I also drilled some holes in the triangles for clamping the jig to a workbench. I drilled these holes relatively small because I have some dovetail clamps that MicroJig sent me for free, and these fit in a fairly small hole.

These dovetail clamps are a bit pricey though. T-slot clamps, such as this Festool clamp (which I bought years ago, and it costs as much as two of the dovetail clamps) also work with small holes. The other alternative would have been to just drill the holes bigger so regular clamps fit in the holes.


Gluing the jig together. I clamped one triangle onto the bench to help me with it, but using the clamping notch to clamp it down so that I had two holes free for clamping the top onto this jig.

I also ended up using a big skinny C-clamp with the holes. That would be another option, much cheaper, for clamping into small holes. Or you could grind away part of a C-clamp to fit into even smaller holes.


After that, I realized the jig really needs a bottom. because as it was, if I were to drop it and it fell on one of the triangles, that would break it off, or at least damage it. A bottom on the jig would reinforce the jig. But with the clamping holes I had drilled were too close to the edge, I had to cut some notches out of the 18 mm plywood bottom to leave room behind the clamping holes.

I used my resaw fence as a 90-degree jig, clamped the workpiece to it, and cut those notches vertically on the bandsaw.
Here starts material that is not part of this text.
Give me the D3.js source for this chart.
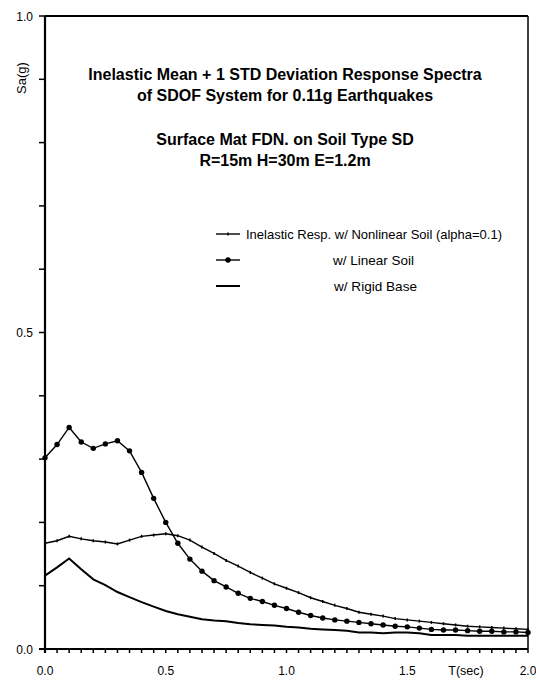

That resaw fence comes in handy as a 90-degree jig here and there, which is why I figure a 45 degree jig would also be handy from time to time.


I wanted to reinforce how the top is attached, but it's happened from time to time that I drilled or milled into one of my jigs, so I didn't want screws there to damage the cutter. So I drilled dowel holes instead. I hung the jig off the edge of the drill press to drill those holes.

I quite like adding dowels aftera glue up, because that way I don't need to worry about precisely aligning stuff when I drill.


Tapping in the dowels. I'm using an extra piece of dowel as a sort of nail-set to drive in the dowels. I cut the dowels a millimeter shorter than the holes are deep so I didn't need to flush trim them afterwards.


Then adding reinforcing screws to the bottom as well. I thought about using dowels here as well, but screws were quicker.


Then adding a fence to the jig. I don't want this fence to be permanent, because I might want to move it, so it's just screwed on. I'll have to be careful not to mill into those screws! But if I mill into the fence, I can replace it.


Testing out the jig. Drilling 45 degrees into the wood like that takes almost as much force as it does to drill into end grain.


I'm pulling against the workbench with my left arm here to get more force onto the drill. Once enough force is applied, the drill drills relatively quickly.


I also drilled some holes perpendicular in another piece to prototype my 45° table leg idea. But notice the dowels are slightly tapered on the ends. I had to do that because the holes ended up slightly crooked (see image at right with dowel inserted in the hole)

What I think happened is that the drill grabbed the wood grain harder on the top, where the wood grain was coming more "into" the drill. That caused the drill to wander to the left as I drilled. This caused the drill to wander away from the fence. I think I'll flip it around next time so the drill gets pulled towards the fence, so it can't move to the side.


The dowels go through the piece of 2x4 to join the 45 degree pieces on either side. This joint will be joining a leg to the table apron rails.


I may end up adding another 45° piece on the inside. I'm not sure yet.


I built a table with these joints, but ended up not using the square drill because it was too hard to get accurate results with a 15 mm forstner bit on the drill. So I used the 45 degree jig on the pantorouter to mill out the holes instead.